Meski ada banyak kekhawatiran, agama tidak menolak kemajuan teknologi. Justru, sebagian besar agama mendorong manusia untuk menjadi inovator yang bijak. Teknologi bisa menjadi alat dakwah, pendidikan, dan pemberdayaan umat jika digunakan dengan niat baik.

Banyak lembaga keagamaan kini memanfaatkan media sosial, AI, dan platform digital untuk menyebarkan nilai-nilai moral dan pengetahuan spiritual. Bahkan, beberapa pemuka agama menggunakan teknologi VR untuk menghadirkan pengalaman ibadah virtual yang lebih imersif bagi umatnya yang jauh.

Dengan begitu, hubungan antara agama dan teknologi sebenarnya bisa menjadi sinergi positif. Teknologi membantu memperluas jangkauan nilai-nilai moral, sedangkan agama memberi arah agar inovasi manusia tidak kehilangan jiwa.

7. Kesimpulan: Menyatukan Akal dan Iman di Era Digital

Pada akhirnya, kemajuan teknologi bukan musuh bagi agama — yang menjadi masalah adalah bagaimana manusia menggunakannya. Agama mengajarkan keseimbangan antara akal dan iman, antara kemajuan dan kebijaksanaan.

Teknologi tanpa nilai spiritual bisa membawa kehancuran moral, sementara iman tanpa ilmu bisa menghambat kemajuan.
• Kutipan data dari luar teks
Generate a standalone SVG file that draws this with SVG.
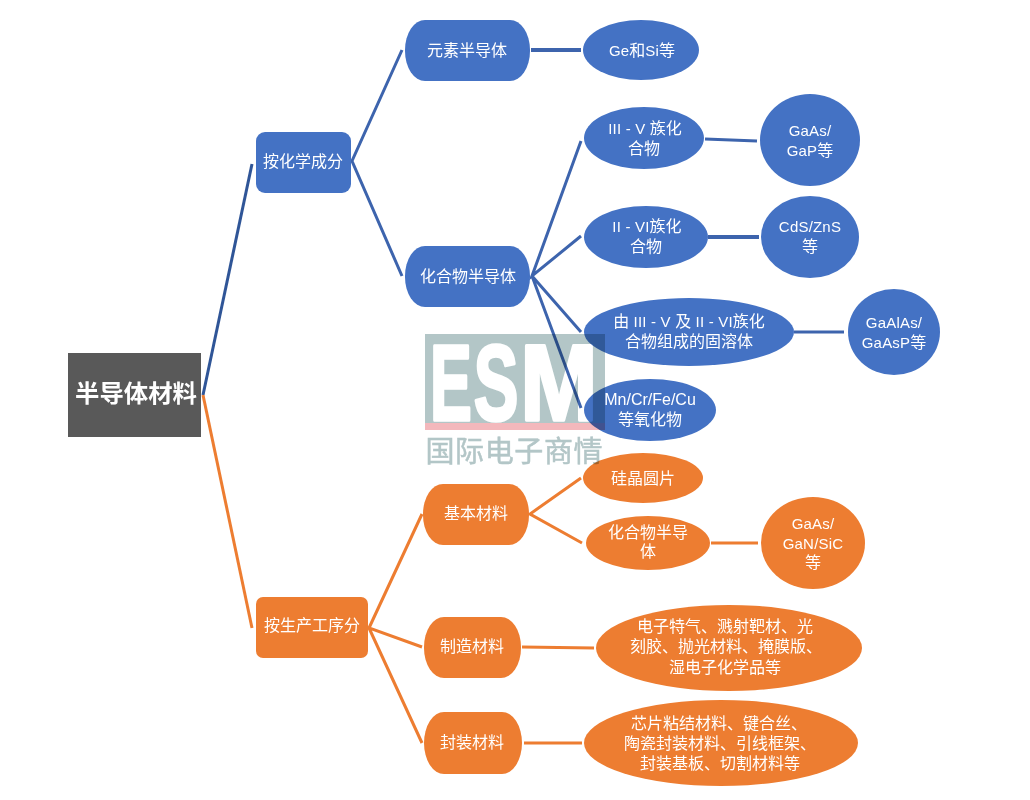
<svg xmlns="http://www.w3.org/2000/svg" width="1030" height="800" viewBox="0 0 1030 800">
<style>
text{font-family:"Liberation Sans","Noto Sans CJK SC",sans-serif;font-size:16px;fill:#fff;text-anchor:middle}
.l{font-size:15px;letter-spacing:.2px}
.b{fill:#4472c4}.o{fill:#ed7d31}
.lb{stroke:#3d64ad;stroke-width:3;fill:none}
.lo{stroke:#ed7d31;stroke-width:3;fill:none}
.em{stroke:#fff;stroke-width:3.5px;stroke-linejoin:round;font-size:108px;font-weight:bold}
</style>
<rect width="1030" height="800" fill="#fff"/>
<g id="connectors">
<path class="lb" d="M203 395L252 164" style="stroke:#2f5597"/>
<path class="lo" d="M203 395L252 628"/>
<path class="lb" d="M402 50L352 161L402 276"/>
<path class="lb" d="M531 50H581" style="stroke-width:4"/>
<path class="lb" d="M581 141L532 276L581 236M532 276L581 332M532 276L581 408"/>
<path class="lb" d="M705 139L757 141"/>
<path class="lb" d="M708 237H759" style="stroke-width:4"/>
<path class="lb" d="M794 332H844"/>
<path class="lo" d="M422 514L369 628L422 647M369 628L422 743"/>
<path class="lo" d="M581 478L530 514L582 543"/>
<path class="lo" d="M711 543H758"/>
<path class="lo" d="M522 647L594 648"/>
<path class="lo" d="M524 743L582 743"/>
</g>
<g id="root"><rect x="68" y="353" width="133" height="84" fill="#595959"/><text x="136" y="402" style="font-size:24.4px;font-weight:bold">半导体材料</text></g>
<g id="n-chem"><rect class="b" x="256" y="132" width="95" height="61" rx="9"/><text x="303" y="167">按化学成分</text></g>
<g id="n-proc"><rect class="o" x="256" y="597" width="112" height="61" rx="7"/><text x="312" y="631">按生产工序分</text></g>
<g id="n-elem"><rect class="b" x="405" y="20" width="125" height="61" rx="20" ry="30"/><text x="467" y="56">元素半导体</text></g>
<g id="n-ge"><ellipse class="b" cx="641" cy="50" rx="58" ry="30"/><text x="642" y="56"><tspan class="l">Ge</tspan>和<tspan class="l">Si</tspan>等</text></g>
<g id="n-comp"><rect class="b" x="405" y="246" width="125" height="61" rx="20" ry="30"/><text x="468" y="282">化合物半导体</text></g>
<g id="n-35"><ellipse class="b" cx="644" cy="138" rx="60" ry="31"/><text x="645" y="134"><tspan class="l">III - V </tspan>族化</text><text x="644" y="154">合物</text></g>
<g id="n-gaas"><ellipse class="b" cx="810" cy="140" rx="50" ry="46"/><text class="l" x="810" y="136">GaAs/</text><text x="810" y="156"><tspan class="l">GaP</tspan>等</text></g>
<g id="n-26"><ellipse class="b" cx="646" cy="237" rx="62" ry="31"/><text x="647" y="232"><tspan class="l">II - VI</tspan>族化</text><text x="646" y="252">合物</text></g>
<g id="n-cds"><ellipse class="b" cx="810" cy="237" rx="49" ry="41"/><text class="l" x="810" y="232">CdS/ZnS</text><text x="810" y="252">等</text></g>
<g id="n-solid"><ellipse class="b" cx="689" cy="332" rx="105" ry="34"/><text x="689" y="327">由<tspan class="l"> III - V </tspan>及<tspan class="l"> II - VI</tspan>族化</text><text x="689" y="347">合物组成的固溶体</text></g>
<g id="n-gaal"><ellipse class="b" cx="894" cy="332" rx="46" ry="43"/><text class="l" x="894" y="328">GaAlAs/</text><text x="894" y="348"><tspan class="l">GaAsP</tspan>等</text></g>
<g id="n-mn"><ellipse class="b" cx="650" cy="410" rx="66" ry="31"/><text x="650" y="405">Mn/Cr/Fe/Cu</text><text x="650" y="425">等氧化物</text></g>
<g id="n-base"><rect class="o" x="423" y="484" width="106" height="61" rx="20" ry="30"/><text x="476" y="519">基本材料</text></g>
<g id="n-si"><ellipse class="o" cx="643" cy="478" rx="60" ry="25"/><text x="643" y="484">硅晶圆片</text></g>
<g id="n-comp2"><ellipse class="o" cx="648" cy="543" rx="62" ry="27"/><text x="648" y="538">化合物半导</text><text x="648" y="557">体</text></g>
<g id="n-gan"><ellipse class="o" cx="813" cy="543" rx="52" ry="46"/><text class="l" x="813" y="529">GaAs/</text><text class="l" x="813" y="549">GaN/SiC</text><text x="813" y="568">等</text></g>
<g id="n-make"><rect class="o" x="424" y="617" width="97" height="61" rx="20" ry="30"/><text x="472" y="652">制造材料</text></g>
<g id="n-gas"><ellipse class="o" cx="729" cy="648" rx="133" ry="43"/><text x="725" y="632">电子特气、溅射靶材、光</text><text x="726" y="652">刻胶、抛光材料、掩膜版、</text><text x="725" y="673">湿电子化学品等</text></g>
<g id="n-pack"><rect class="o" x="424" y="712" width="98" height="62" rx="20" ry="31"/><text x="472" y="748">封装材料</text></g>
<g id="n-chip"><ellipse class="o" cx="721" cy="743" rx="137" ry="43"/><text x="719" y="729">芯片粘结材料、键合丝、</text><text x="720" y="749">陶瓷封装材料、引线框架、</text><text x="720" y="769">封装基板、切割材料等</text></g>
<g id="watermark" style="mix-blend-mode:multiply">
<rect x="425" y="334" width="180" height="96" fill="#b3c6c7"/>
<rect x="425" y="423" width="180" height="7" fill="#f3b8bc"/>
<text class="em" transform="translate(451 420) scale(.58 1)">E</text>
<text class="em" transform="translate(496 420) scale(.62 1)">S</text>
<text class="em" transform="translate(559 420) scale(.86 1)">M</text>
<text x="514" y="462" textLength="177" style="font-size:29px;fill:#b3c6c7;stroke:#b3c6c7;stroke-width:.5px">国际电子商情</text>
</g>
</svg>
Keduanya harus berjalan beriringan: teknologi memberi manusia kekuatan, tapi agama memberi arah dan batas.

Kalau teknologi adalah mesin, maka agama adalah kompasnya. Tanpa kompas, mesin secanggih apa pun bisa tersesat. Dan tanpa mesin, kompas hanya jadi penunjuk arah tanpa langkah.

Jadi, di tengah dunia yang makin canggih ini, tugas kita bukan menolak teknologi, tapi memastikan jiwa manusia tetap memegang kendali.